"We came to the organization's first-ever open house and bought season tickets then," said Kathy Pessalono, a Pittsburgh transplant whose seats are behind the goaltender.
"Gwinnett Arena is a wonderful place to watch hockey. You can see how enthusiastic the fans are every time the Gladiators do well.
"My husband and I started off being Pittsburgh Penguins fans. Then we became fans of the Atlanta Flames and then the Atlanta Knights. Now, we are Gwinnett Gladiator fans."
The same could be said of [Karen] Viskocil, who sits right behind the Pessalonos. Except she cheered for the Blackhawks while living in Chicago.
"I've always loved hockey, and I, too, have been a fan of the Gladiators since day one," said the grandmother of two boys — Dylan, 11, and Michael, 9 — who play hockey on a team based at the Ice Forum in Duluth.
"I bought season tickets because I wanted to support the Gladiators' family. The players have always been very nice and personable.
"From the very beginning, I've been doing a scrapbook for Mike Vigilante. I have all the respect for coach [Jeff] Pyle, Steve Chapman and [assistant coach] Cam Brown. The coaches, the players — all are gentlemen and great role models for the kids."
My passion for ice hockey was born watching the Erie Blades, who played in the minor league that inspired first the Nancy Dowd book and then the movie Slap Shot. With apologies to Steelers Nation, nothing captures the demise of the Industrial Heartland like the development of hockey hotbeds in the Sun Belt. Come to think of it, Slap Shot should be the official movie of the Burgh Diaspora.

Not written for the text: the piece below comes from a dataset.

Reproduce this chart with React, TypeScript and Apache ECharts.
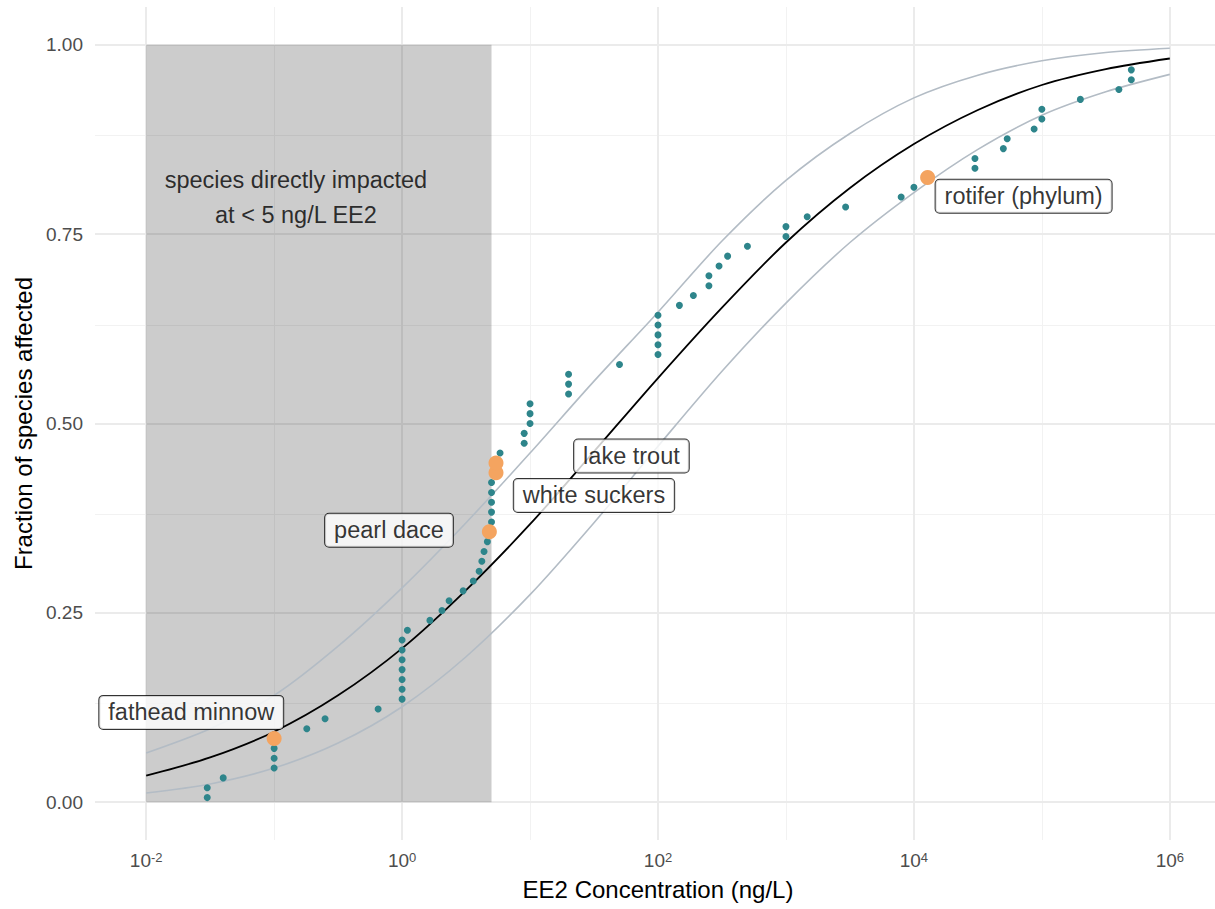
import React, { useEffect, useRef } from "react";
import * as echarts from "echarts";

// ---------- data ----------
// species sensitivity points (EE2 concentration in ng/L, fraction of species affected)
const speciesConc = [
  0.03, 0.03, 0.04, 0.1, 0.1, 0.1, 0.18, 0.25, 0.65, 1, 1, 1, 1, 1, 1, 1, 1.1, 1.65, 2.05, 2.33,
  3, 3.6, 4, 4.2, 4.37, 4.64, 5, 5, 5, 5, 5, 5.83, 9, 9, 10, 10, 10, 20, 20, 20, 50, 100, 100, 100,
  100, 100, 147, 189, 250, 250, 300, 350, 500, 1000, 1000, 1466, 2926, 7950, 10000, 30000, 30000,
  50000, 53600, 87000, 100000, 100000, 200000, 400000, 500000, 500000,
];
const speciesFrac = [
  0.006, 0.019, 0.032, 0.045, 0.058, 0.071, 0.097, 0.11, 0.123, 0.136, 0.149, 0.162, 0.175, 0.188,
  0.201, 0.214, 0.227, 0.24, 0.253, 0.266, 0.279, 0.292, 0.305, 0.318, 0.331, 0.344, 0.37, 0.383,
  0.396, 0.409, 0.422, 0.461, 0.474, 0.487, 0.5, 0.513, 0.526, 0.539, 0.552, 0.565, 0.578, 0.591,
  0.604, 0.617, 0.63, 0.643, 0.656, 0.669, 0.682, 0.695, 0.708, 0.721, 0.734, 0.747, 0.76, 0.773,
  0.786, 0.799, 0.812, 0.837, 0.85, 0.863, 0.876, 0.889, 0.902, 0.915, 0.928, 0.941, 0.954, 0.967,
];

// highlighted species
const highlightNames = ["fathead minnow", "pearl dace", "white suckers", "lake trout", "rotifer (phylum)"];
const highlightConc = [0.1, 4.81, 5.42, 5.42, 12800];
const highlightFrac = [0.084, 0.357, 0.435, 0.448, 0.825];
// where each label box is centred (data coordinates)
const labelConc = [0.0225, 0.79, 31.6, 62, 72000];
const labelFrac = [0.1185, 0.359, 0.405, 0.457, 0.8];

// fitted curve (median) and its bounds, read at half-decade steps
const curveLog10Conc = [-2, -1.5, -1, -0.5, 0, 0.5, 1, 1.5, 2, 2.5, 3, 3.5, 4, 4.5, 5, 5.5, 6];
const fitMedian = [0.035, 0.059, 0.093, 0.141, 0.203, 0.28, 0.367, 0.463, 0.56, 0.653, 0.739, 0.811, 0.869, 0.914, 0.947, 0.968, 0.982];
const fitUpper = [0.065, 0.097, 0.141, 0.206, 0.283, 0.369, 0.461, 0.556, 0.647, 0.741, 0.821, 0.883, 0.93, 0.96, 0.979, 0.99, 0.9956];
const fitLower = [0.012, 0.024, 0.045, 0.078, 0.126, 0.192, 0.274, 0.369, 0.47, 0.569, 0.659, 0.739, 0.805, 0.862, 0.907, 0.938, 0.961];

// shaded region: species impacted below 5 ng/L
const shadeConc = [0.01, 5];
const shadeFrac = [0, 1];
const shadeText = "species directly impacted\nat < 5 ng/L EE2";
const shadeTextConc = 0.148;
const shadeTextFrac = 0.798;

// axes
const xMajorPowers = [-2, 0, 2, 4, 6];
const xMinorPowers = [-1, 1, 3, 5];
const yMajorTicks = [0, 0.25, 0.5, 0.75, 1];
const yMinorTicks = [0.125, 0.375, 0.625, 0.875];

const FONT = '"Liberation Sans", Arial, Helvetica, sans-serif';
const lg = (v: number) => Math.log10(v);

export default function App() {
  const ref = useRef<HTMLDivElement>(null);

  useEffect(() => {
    if (!ref.current) return;
    const chart = echarts.init(ref.current, undefined, { renderer: "svg" });

    const gridMajor = { color: "#EBEBEB", width: 2, type: "solid" };
    const gridMinor = { color: "#F2F2F2", width: 1, type: "solid" };

    const option: any = {
      animation: false,
      backgroundColor: "#ffffff",
      textStyle: { fontFamily: FONT },
      grid: {
        left: 95,
        top: 7,
        width: 1126,
        height: 833,
        containLabel: false,
        outerBoundsMode: "none",
      },
      xAxis: {
        type: "value",
        min: -2.4,
        max: 6.4,
        interval: 0.2,
        axisLine: { show: false },
        axisTick: { show: false },
        splitLine: { show: false },
        axisLabel: {
          margin: 11,
          color: "#4D4D4D",
          fontFamily: FONT,
          formatter: (v: number) => {
            const n = Math.round(v);
            if (Math.abs(v - n) > 1e-6 || !xMajorPowers.includes(n)) return "";
            return `{base|10}{sup|${n}}`;
          },
          rich: {
            base: { fontSize: 19, lineHeight: 19, color: "#4D4D4D", fontFamily: FONT, verticalAlign: "bottom" },
            sup: { fontSize: 13, lineHeight: 13, color: "#4D4D4D", fontFamily: FONT, verticalAlign: "top", padding: [0, 0, 9, 0] },
          },
        },
        name: "EE2 Concentration (ng/L)",
        nameLocation: "middle",
        nameGap: 34,
        nameTextStyle: { fontSize: 24, color: "#000", fontFamily: FONT },
      },
      yAxis: {
        type: "value",
        min: -0.05,
        max: 1.05,
        interval: 0.05,
        axisLine: { show: false },
        axisTick: { show: false },
        splitLine: { show: false },
        axisLabel: {
          margin: 12,
          fontSize: 19,
          color: "#4D4D4D",
          fontFamily: FONT,
          formatter: (v: number) => {
            const hit = yMajorTicks.find((t) => Math.abs(t - v) < 1e-6);
            return hit === undefined ? "" : hit.toFixed(2);
          },
        },
        name: "Fraction of species affected",
        nameLocation: "middle",
        nameRotate: 90,
        nameGap: 58,
        nameTextStyle: { fontSize: 24, color: "#000", fontFamily: FONT },
      },
      series: [
        {
          type: "line",
          name: "lower",
          data: curveLog10Conc.map((x, i) => [x, fitLower[i]]),
          smooth: 0.3,
          showSymbol: false,
          silent: true,
          lineStyle: { color: "#B3BCC5", width: 1.6 },
          z: 3,
          markLine: {
            silent: true,
            symbol: ["none", "none"],
            label: { show: false },
            z: 0,
            data: [
              ...xMinorPowers.map((p) => ({ xAxis: p, lineStyle: gridMinor })),
              ...yMinorTicks.map((t) => ({ yAxis: t, lineStyle: gridMinor })),
              ...xMajorPowers.map((p) => ({ xAxis: p, lineStyle: gridMajor })),
              ...yMajorTicks.map((t) => ({ yAxis: t, lineStyle: gridMajor })),
            ],
          },
          markArea: {
            silent: true,
            z: 1,
            itemStyle: { color: "rgba(0,0,0,0.2)" },
            data: [[{ coord: [lg(shadeConc[0]), shadeFrac[0]] }, { coord: [lg(shadeConc[1]), shadeFrac[1]] }]],
          },
        },
        {
          type: "line",
          name: "upper",
          data: curveLog10Conc.map((x, i) => [x, fitUpper[i]]),
          smooth: 0.3,
          showSymbol: false,
          silent: true,
          lineStyle: { color: "#B3BCC5", width: 1.6 },
          z: 3,
        },
        {
          type: "line",
          name: "median",
          data: curveLog10Conc.map((x, i) => [x, fitMedian[i]]),
          smooth: 0.3,
          showSymbol: false,
          silent: true,
          lineStyle: { color: "#000000", width: 1.8 },
          z: 4,
        },
        {
          type: "scatter",
          name: "species",
          data: speciesConc.map((c, i) => [lg(c), speciesFrac[i]]),
          symbolSize: 7,
          itemStyle: { color: "#2E858B", opacity: 1 },
          silent: true,
          z: 5,
        },
        {
          type: "scatter",
          name: "highlight",
          data: highlightConc.map((c, i) => [lg(c), highlightFrac[i]]),
          symbolSize: 15,
          itemStyle: { color: "#F4A460", opacity: 1 },
          silent: true,
          z: 6,
        },
        {
          type: "scatter",
          name: "labels",
          data: labelConc.map((c, i) => ({ value: [lg(c), labelFrac[i]], name: highlightNames[i] })),
          symbolSize: 0.1,
          itemStyle: { color: "rgba(0,0,0,0)" },
          silent: true,
          z: 7,
          label: {
            show: true,
            position: "inside",
            formatter: "{b}",
            fontFamily: FONT,
            fontSize: 23.5,
            lineHeight: 25,
            color: "#000",
            backgroundColor: "#fff",
            borderColor: "#000",
            borderWidth: 1,
            borderRadius: 4,
            padding: [4, 9, 4, 9],
          },
        },
        {
          type: "scatter",
          name: "shadeText",
          data: [{ value: [lg(shadeTextConc), shadeTextFrac], name: shadeText }],
          symbolSize: 0.1,
          itemStyle: { color: "rgba(0,0,0,0)" },
          silent: true,
          z: 7,
          label: {
            show: true,
            position: "inside",
            formatter: "{b}",
            align: "center",
            fontFamily: FONT,
            fontSize: 23.5,
            lineHeight: 35,
            color: "#000",
          },
        },
      ],
    };

    chart.setOption(option);
    return () => chart.dispose();
  }, []);

  return (
    <div
      ref={ref}
      style={{ position: "absolute", left: 0, top: 0, width: 1215, height: 909, background: "#fff" }}
    />
  );
}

Regarding the story about the fans of the Gwinnett Gladiators, I note the strong sense of community surrounding the team. The sport of hockey strikes me as a touchstone for a pan-regional diaspora identity (akin to the Cricket Diaspora). The way Chicago and Pittsburgh come together in a suburb of Atlanta is how we can begin to imagine a Great Lakes mega-region.